PROBLEM DESCRIPTION: Please reproduce exactly the lines between the line holding "Give me the" and the line holding "import * as", inclusive, leaving out any pictures.

DATA EXTRACT:
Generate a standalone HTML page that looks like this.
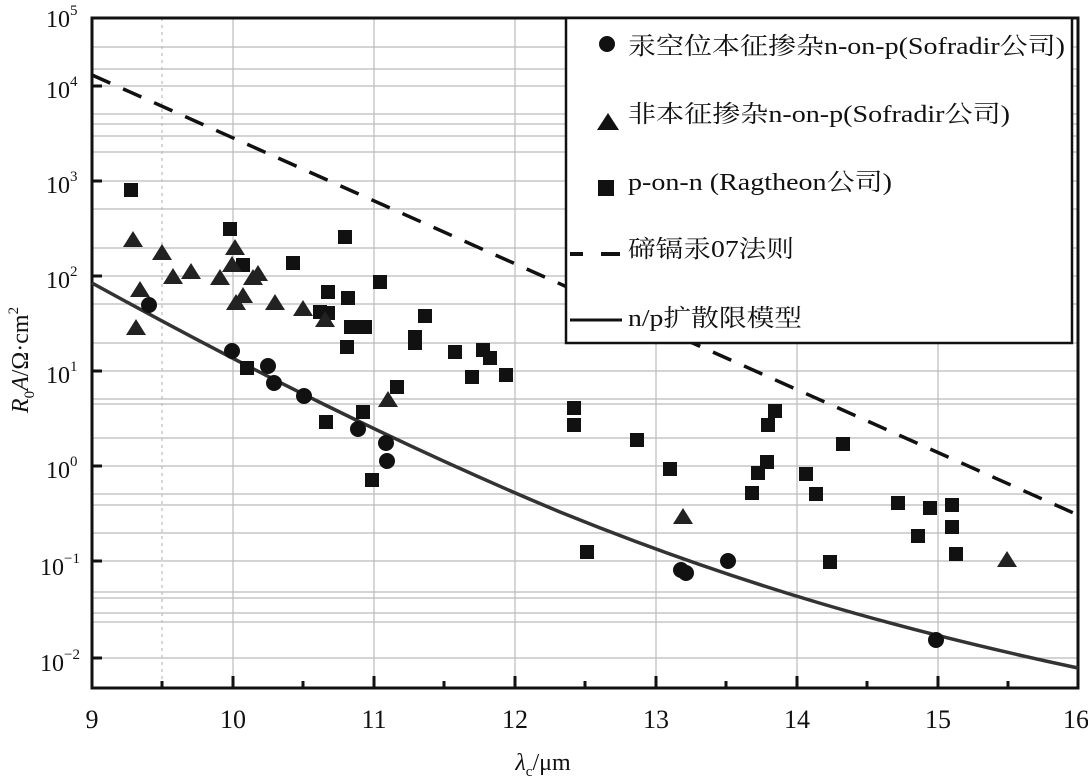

--

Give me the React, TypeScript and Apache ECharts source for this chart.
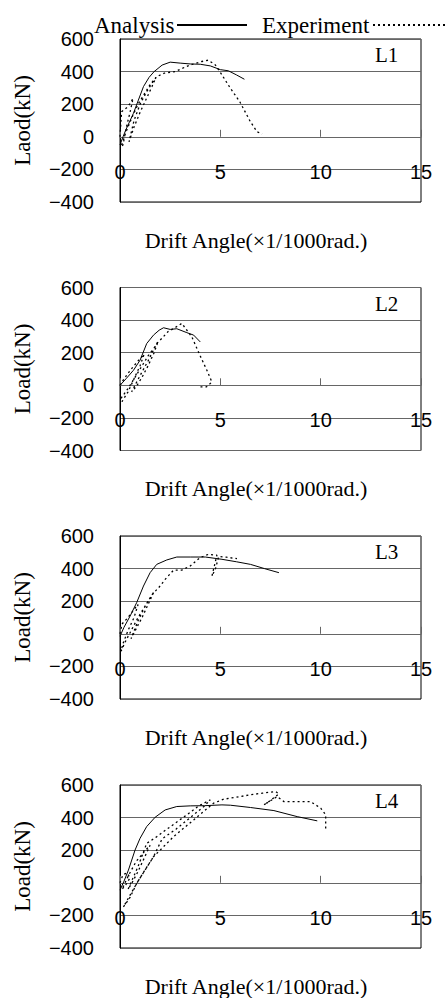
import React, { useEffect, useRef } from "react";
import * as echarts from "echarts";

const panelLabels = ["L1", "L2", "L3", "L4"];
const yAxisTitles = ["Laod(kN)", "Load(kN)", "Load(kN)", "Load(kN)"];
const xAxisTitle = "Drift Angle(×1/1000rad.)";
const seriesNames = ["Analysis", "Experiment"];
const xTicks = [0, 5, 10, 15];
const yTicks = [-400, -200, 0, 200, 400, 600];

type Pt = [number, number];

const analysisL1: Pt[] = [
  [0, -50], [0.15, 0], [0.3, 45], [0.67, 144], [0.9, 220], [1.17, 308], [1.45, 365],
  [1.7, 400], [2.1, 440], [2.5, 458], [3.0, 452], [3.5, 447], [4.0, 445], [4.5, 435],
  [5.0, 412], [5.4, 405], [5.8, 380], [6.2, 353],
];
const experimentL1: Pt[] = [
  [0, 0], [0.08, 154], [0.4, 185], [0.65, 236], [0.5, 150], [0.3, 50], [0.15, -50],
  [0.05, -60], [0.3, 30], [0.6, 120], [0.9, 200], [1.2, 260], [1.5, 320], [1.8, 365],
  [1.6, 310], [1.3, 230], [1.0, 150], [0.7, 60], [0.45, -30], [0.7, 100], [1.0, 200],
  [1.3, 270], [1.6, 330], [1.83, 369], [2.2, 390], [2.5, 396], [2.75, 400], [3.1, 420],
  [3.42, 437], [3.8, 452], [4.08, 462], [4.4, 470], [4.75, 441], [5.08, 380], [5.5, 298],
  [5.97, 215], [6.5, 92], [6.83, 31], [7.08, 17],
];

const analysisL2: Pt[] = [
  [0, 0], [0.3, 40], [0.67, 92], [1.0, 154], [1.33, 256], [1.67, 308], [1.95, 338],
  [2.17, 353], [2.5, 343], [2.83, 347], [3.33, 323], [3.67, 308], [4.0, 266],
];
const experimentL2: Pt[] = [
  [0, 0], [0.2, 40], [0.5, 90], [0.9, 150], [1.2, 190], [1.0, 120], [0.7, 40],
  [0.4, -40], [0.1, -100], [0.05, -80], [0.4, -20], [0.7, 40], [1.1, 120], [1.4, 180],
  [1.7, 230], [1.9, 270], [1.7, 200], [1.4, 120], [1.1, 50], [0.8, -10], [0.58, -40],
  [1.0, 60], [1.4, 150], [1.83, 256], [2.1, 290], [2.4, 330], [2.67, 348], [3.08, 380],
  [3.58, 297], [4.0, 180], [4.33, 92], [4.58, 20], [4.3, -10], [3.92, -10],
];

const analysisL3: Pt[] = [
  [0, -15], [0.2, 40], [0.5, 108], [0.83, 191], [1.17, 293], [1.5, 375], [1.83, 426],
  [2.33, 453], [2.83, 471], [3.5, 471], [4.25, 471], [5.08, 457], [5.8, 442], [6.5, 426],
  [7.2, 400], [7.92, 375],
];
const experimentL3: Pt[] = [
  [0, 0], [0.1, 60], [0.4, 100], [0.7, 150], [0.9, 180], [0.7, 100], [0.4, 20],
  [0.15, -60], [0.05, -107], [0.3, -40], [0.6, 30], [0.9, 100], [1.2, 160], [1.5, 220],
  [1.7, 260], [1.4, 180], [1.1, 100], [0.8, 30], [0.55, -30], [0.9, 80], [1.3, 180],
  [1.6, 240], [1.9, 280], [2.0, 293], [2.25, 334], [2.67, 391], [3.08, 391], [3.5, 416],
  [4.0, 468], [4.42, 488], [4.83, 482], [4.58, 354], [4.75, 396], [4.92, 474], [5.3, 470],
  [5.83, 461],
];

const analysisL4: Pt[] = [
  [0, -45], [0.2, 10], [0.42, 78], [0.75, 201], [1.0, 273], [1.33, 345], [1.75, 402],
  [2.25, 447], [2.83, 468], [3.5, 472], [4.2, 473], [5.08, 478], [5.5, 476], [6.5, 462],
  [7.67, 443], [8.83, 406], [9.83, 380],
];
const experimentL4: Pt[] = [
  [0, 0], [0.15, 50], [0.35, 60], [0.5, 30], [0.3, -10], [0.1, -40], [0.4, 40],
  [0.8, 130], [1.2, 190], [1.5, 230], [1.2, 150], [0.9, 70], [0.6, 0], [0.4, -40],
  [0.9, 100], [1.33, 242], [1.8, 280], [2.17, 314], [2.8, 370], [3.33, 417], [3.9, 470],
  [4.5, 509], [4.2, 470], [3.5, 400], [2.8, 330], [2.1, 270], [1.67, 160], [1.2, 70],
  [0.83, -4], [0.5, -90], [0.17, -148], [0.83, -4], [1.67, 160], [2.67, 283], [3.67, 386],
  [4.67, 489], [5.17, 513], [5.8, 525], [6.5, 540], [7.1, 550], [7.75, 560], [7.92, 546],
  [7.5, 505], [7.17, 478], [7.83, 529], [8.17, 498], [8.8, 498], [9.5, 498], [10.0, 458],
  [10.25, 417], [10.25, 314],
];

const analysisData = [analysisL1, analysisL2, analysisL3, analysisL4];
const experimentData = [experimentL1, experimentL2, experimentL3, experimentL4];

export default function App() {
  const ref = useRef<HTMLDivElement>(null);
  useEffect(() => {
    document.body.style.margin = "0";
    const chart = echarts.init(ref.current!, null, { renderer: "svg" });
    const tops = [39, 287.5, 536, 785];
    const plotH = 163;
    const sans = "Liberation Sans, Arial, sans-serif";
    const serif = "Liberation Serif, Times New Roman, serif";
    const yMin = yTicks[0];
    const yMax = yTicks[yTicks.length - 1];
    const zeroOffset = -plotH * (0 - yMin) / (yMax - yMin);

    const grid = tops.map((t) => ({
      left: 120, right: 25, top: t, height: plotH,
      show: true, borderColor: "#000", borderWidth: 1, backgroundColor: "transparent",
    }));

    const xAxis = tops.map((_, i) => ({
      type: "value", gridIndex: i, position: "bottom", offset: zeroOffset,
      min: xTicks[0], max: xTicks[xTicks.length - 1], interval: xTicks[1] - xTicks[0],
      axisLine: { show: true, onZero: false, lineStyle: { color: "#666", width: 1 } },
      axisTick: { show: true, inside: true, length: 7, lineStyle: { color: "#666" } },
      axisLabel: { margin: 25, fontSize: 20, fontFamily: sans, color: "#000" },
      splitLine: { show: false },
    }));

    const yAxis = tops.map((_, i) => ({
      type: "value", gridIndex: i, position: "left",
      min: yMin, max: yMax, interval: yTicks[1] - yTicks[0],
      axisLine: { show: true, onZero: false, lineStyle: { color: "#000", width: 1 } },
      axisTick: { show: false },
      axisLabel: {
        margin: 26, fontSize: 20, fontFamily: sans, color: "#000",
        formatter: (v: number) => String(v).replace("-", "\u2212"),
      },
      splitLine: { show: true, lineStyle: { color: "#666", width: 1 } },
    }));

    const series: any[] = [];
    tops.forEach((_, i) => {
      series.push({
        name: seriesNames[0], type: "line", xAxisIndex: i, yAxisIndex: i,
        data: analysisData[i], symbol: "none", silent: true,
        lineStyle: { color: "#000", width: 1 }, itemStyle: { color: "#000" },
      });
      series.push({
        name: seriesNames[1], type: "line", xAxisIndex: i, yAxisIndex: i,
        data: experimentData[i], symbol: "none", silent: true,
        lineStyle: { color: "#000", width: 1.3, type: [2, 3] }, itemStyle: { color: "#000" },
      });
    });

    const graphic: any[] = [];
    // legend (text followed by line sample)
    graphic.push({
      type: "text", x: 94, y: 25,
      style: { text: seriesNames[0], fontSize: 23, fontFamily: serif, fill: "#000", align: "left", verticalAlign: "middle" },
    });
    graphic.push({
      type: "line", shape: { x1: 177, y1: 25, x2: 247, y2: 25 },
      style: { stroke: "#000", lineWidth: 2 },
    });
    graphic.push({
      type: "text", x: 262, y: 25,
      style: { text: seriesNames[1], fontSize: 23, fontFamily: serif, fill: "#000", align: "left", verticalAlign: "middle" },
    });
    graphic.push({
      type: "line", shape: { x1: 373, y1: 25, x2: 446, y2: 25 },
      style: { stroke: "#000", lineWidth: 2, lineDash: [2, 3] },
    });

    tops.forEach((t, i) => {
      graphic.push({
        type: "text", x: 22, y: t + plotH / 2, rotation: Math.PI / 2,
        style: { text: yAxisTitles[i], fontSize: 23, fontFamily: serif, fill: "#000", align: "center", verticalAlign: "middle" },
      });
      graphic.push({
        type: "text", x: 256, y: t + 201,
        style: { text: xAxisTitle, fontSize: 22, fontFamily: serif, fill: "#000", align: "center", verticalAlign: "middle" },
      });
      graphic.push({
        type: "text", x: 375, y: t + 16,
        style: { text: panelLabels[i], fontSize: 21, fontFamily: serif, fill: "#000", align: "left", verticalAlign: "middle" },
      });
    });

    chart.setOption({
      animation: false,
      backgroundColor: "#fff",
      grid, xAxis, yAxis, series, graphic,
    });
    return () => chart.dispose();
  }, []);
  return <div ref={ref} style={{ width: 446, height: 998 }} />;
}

TASK SOLUTION:
Give me the React, TypeScript and Apache ECharts source for this chart.
import React, { useEffect, useRef } from "react";
import * as echarts from "echarts";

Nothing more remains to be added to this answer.